▶ **Task requirements**
Repeat exactly, and only, the lines below starting at the line that contains "The picture is" and ending at the line that contains "from matplotlib.patches import Rectangle", inclusive of both.
* begin Supplied material *
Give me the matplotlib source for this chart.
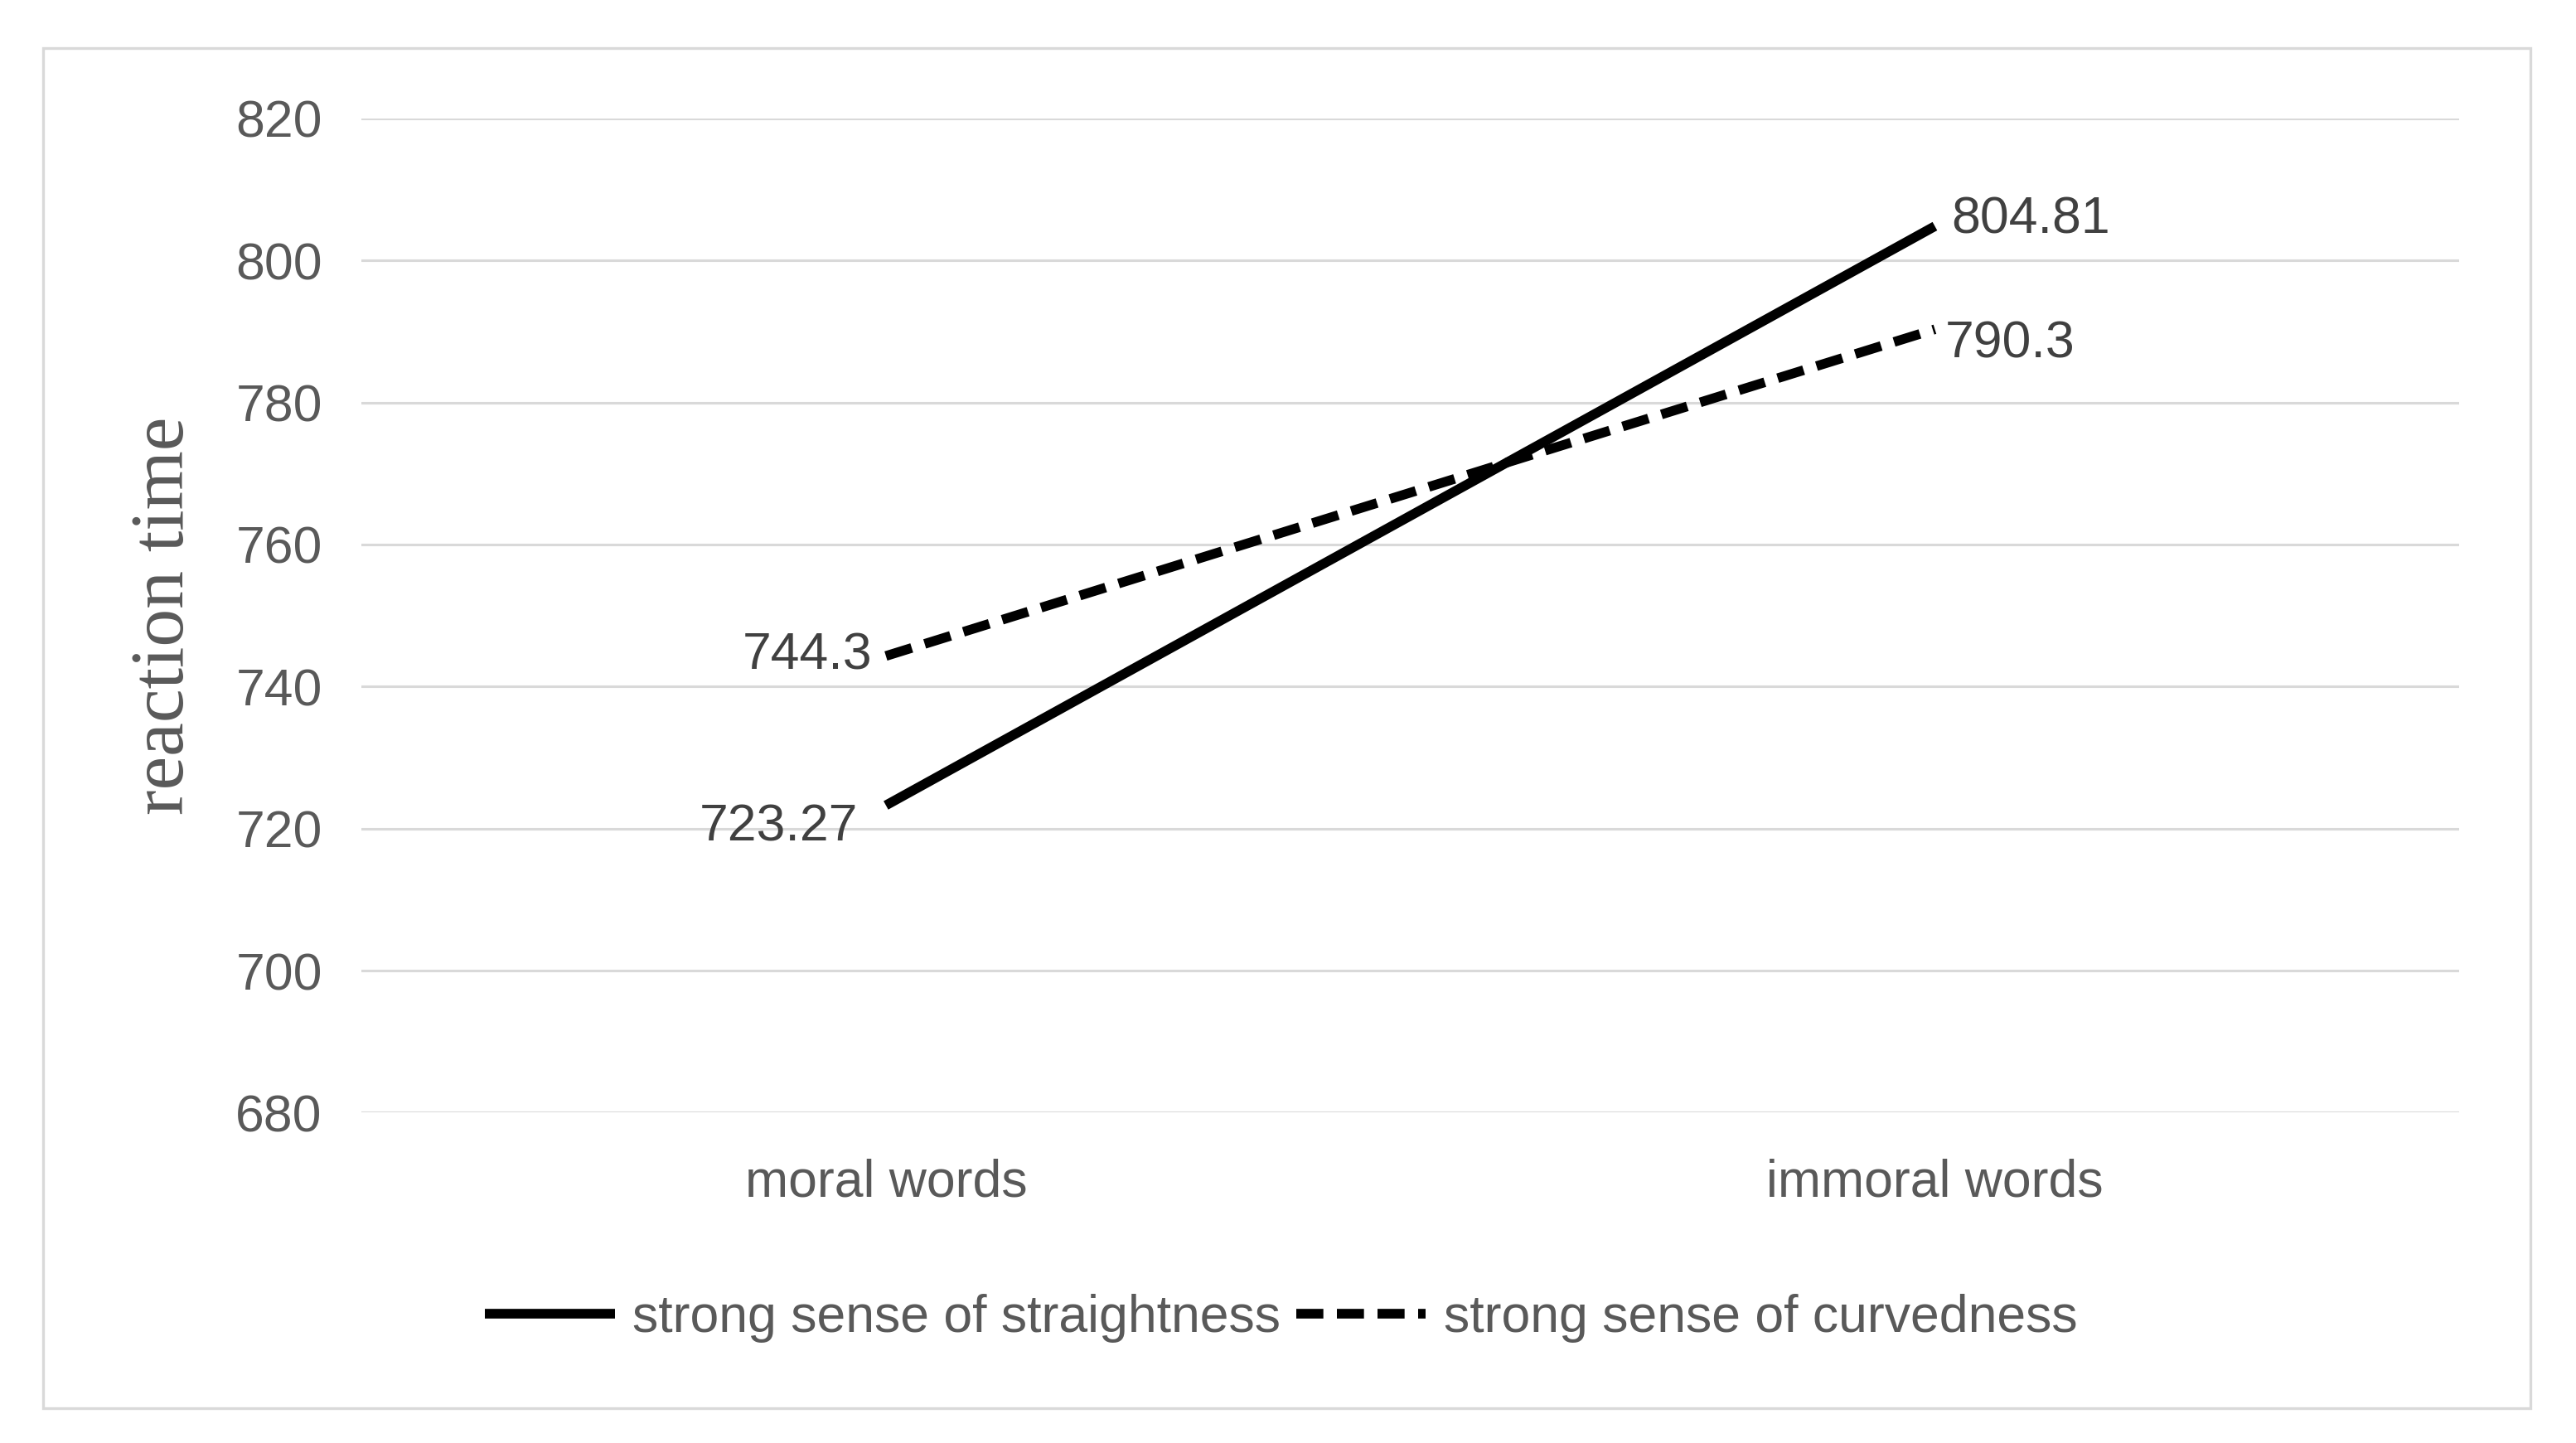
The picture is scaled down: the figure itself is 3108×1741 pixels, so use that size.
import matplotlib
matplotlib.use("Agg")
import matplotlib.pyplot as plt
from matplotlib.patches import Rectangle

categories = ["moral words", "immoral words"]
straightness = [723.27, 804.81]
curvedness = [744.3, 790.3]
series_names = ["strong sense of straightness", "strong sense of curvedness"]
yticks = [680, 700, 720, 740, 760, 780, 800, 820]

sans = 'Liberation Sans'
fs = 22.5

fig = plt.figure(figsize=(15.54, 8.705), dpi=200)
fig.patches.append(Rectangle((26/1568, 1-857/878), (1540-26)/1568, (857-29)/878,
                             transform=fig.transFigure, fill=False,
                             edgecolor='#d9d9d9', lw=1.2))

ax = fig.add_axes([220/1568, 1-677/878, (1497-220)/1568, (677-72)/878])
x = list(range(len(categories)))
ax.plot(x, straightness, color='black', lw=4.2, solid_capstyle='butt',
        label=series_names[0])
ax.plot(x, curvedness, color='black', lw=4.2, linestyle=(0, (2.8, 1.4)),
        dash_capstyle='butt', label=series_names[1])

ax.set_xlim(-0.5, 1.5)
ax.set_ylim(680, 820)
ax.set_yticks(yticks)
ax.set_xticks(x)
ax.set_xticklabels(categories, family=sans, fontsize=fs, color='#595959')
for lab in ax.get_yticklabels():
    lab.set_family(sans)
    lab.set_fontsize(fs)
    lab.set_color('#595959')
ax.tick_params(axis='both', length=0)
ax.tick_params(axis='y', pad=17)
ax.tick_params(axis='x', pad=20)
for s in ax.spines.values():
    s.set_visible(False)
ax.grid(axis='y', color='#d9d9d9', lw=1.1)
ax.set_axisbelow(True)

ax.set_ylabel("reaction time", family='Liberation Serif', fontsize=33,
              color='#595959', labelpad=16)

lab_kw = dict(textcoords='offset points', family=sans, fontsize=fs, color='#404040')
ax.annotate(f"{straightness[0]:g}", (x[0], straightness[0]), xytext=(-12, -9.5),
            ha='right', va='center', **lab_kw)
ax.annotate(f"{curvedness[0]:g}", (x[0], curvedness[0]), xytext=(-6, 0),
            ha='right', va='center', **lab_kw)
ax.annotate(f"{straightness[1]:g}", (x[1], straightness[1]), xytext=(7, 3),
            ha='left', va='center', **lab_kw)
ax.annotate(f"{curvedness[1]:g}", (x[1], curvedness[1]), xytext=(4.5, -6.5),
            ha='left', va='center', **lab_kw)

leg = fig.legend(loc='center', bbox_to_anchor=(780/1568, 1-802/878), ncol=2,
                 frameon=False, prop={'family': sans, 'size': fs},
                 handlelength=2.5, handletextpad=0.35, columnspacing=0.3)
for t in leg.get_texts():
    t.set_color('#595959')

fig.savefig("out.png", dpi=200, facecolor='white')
* end Supplied material *
* begin Supplied material *
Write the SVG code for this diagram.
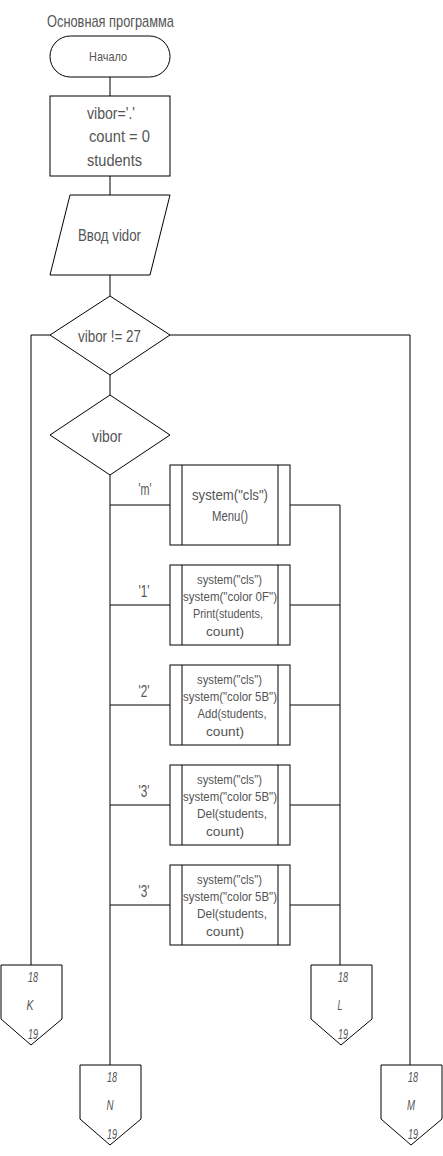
* end Supplied material *
▶ **Solution**
The picture is scaled down: the figure itself is 3108×1741 pixels, so use that size.
import matplotlib
matplotlib.use("Agg")
import matplotlib.pyplot as plt
from matplotlib.patches import Rectangle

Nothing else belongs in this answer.